→ **Stored data**
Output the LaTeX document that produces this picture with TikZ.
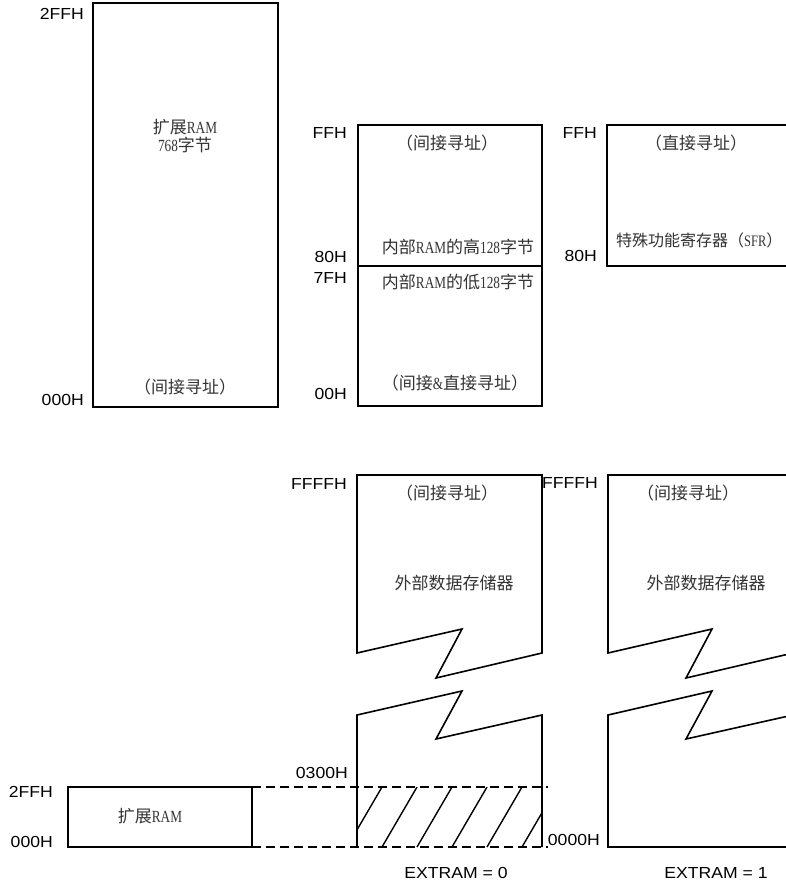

--

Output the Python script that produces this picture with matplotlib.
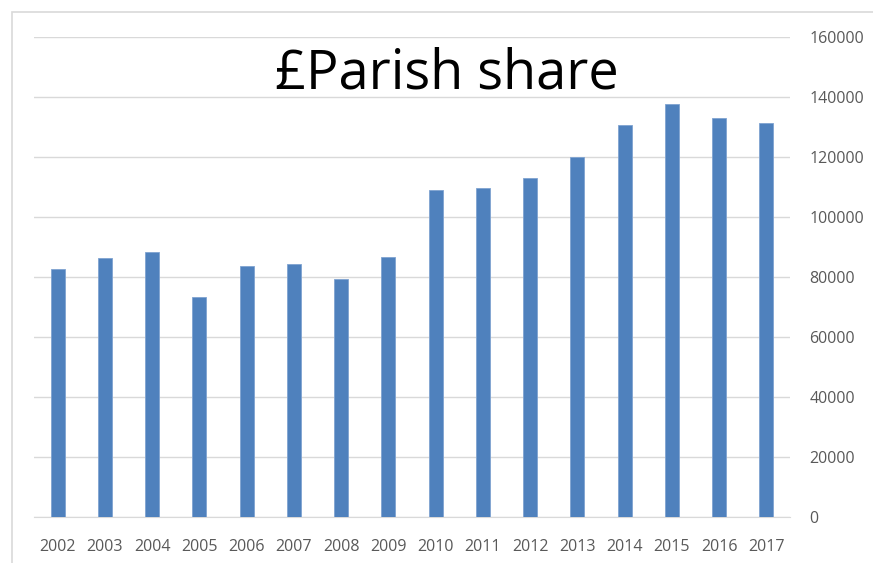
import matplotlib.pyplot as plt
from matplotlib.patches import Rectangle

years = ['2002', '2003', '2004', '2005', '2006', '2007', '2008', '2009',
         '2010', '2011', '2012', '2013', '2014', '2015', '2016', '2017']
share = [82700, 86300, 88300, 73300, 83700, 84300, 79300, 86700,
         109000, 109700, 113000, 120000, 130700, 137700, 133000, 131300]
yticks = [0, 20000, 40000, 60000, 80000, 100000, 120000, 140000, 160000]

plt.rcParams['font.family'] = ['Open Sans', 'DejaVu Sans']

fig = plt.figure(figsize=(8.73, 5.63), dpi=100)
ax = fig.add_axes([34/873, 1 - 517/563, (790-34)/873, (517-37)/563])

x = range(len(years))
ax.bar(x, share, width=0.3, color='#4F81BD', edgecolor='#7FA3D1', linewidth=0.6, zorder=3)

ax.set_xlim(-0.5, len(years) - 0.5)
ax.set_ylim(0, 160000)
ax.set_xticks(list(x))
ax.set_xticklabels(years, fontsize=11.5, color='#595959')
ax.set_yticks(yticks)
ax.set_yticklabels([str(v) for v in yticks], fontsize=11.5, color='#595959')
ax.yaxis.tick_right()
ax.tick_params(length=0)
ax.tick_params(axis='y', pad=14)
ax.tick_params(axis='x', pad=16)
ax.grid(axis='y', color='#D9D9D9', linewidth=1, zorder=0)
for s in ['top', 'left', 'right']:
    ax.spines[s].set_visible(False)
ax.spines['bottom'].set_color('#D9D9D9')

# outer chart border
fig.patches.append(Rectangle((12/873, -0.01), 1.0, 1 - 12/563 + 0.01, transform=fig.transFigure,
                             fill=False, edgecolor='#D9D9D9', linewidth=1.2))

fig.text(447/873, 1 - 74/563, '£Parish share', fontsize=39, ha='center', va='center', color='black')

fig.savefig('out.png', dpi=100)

→ **Prompt**
Give back exactly the lines from the one containing "Output the Python" to the one containing "fill=False, edgecolor='#D9D9D9', linewidth=1.2))", both included, and no pictures.

→ **Expected answer**
Output the Python script that produces this picture with matplotlib.
import matplotlib.pyplot as plt
from matplotlib.patches import Rectangle

years = ['2002', '2003', '2004', '2005', '2006', '2007', '2008', '2009',
         '2010', '2011', '2012', '2013', '2014', '2015', '2016', '2017']
share = [82700, 86300, 88300, 73300, 83700, 84300, 79300, 86700,
         109000, 109700, 113000, 120000, 130700, 137700, 133000, 131300]
yticks = [0, 20000, 40000, 60000, 80000, 100000, 120000, 140000, 160000]

plt.rcParams['font.family'] = ['Open Sans', 'DejaVu Sans']

fig = plt.figure(figsize=(8.73, 5.63), dpi=100)
ax = fig.add_axes([34/873, 1 - 517/563, (790-34)/873, (517-37)/563])

x = range(len(years))
ax.bar(x, share, width=0.3, color='#4F81BD', edgecolor='#7FA3D1', linewidth=0.6, zorder=3)

ax.set_xlim(-0.5, len(years) - 0.5)
ax.set_ylim(0, 160000)
ax.set_xticks(list(x))
ax.set_xticklabels(years, fontsize=11.5, color='#595959')
ax.set_yticks(yticks)
ax.set_yticklabels([str(v) for v in yticks], fontsize=11.5, color='#595959')
ax.yaxis.tick_right()
ax.tick_params(length=0)
ax.tick_params(axis='y', pad=14)
ax.tick_params(axis='x', pad=16)
ax.grid(axis='y', color='#D9D9D9', linewidth=1, zorder=0)
for s in ['top', 'left', 'right']:
    ax.spines[s].set_visible(False)
ax.spines['bottom'].set_color('#D9D9D9')

# outer chart border
fig.patches.append(Rectangle((12/873, -0.01), 1.0, 1 - 12/563 + 0.01, transform=fig.transFigure,
                             fill=False, edgecolor='#D9D9D9', linewidth=1.2))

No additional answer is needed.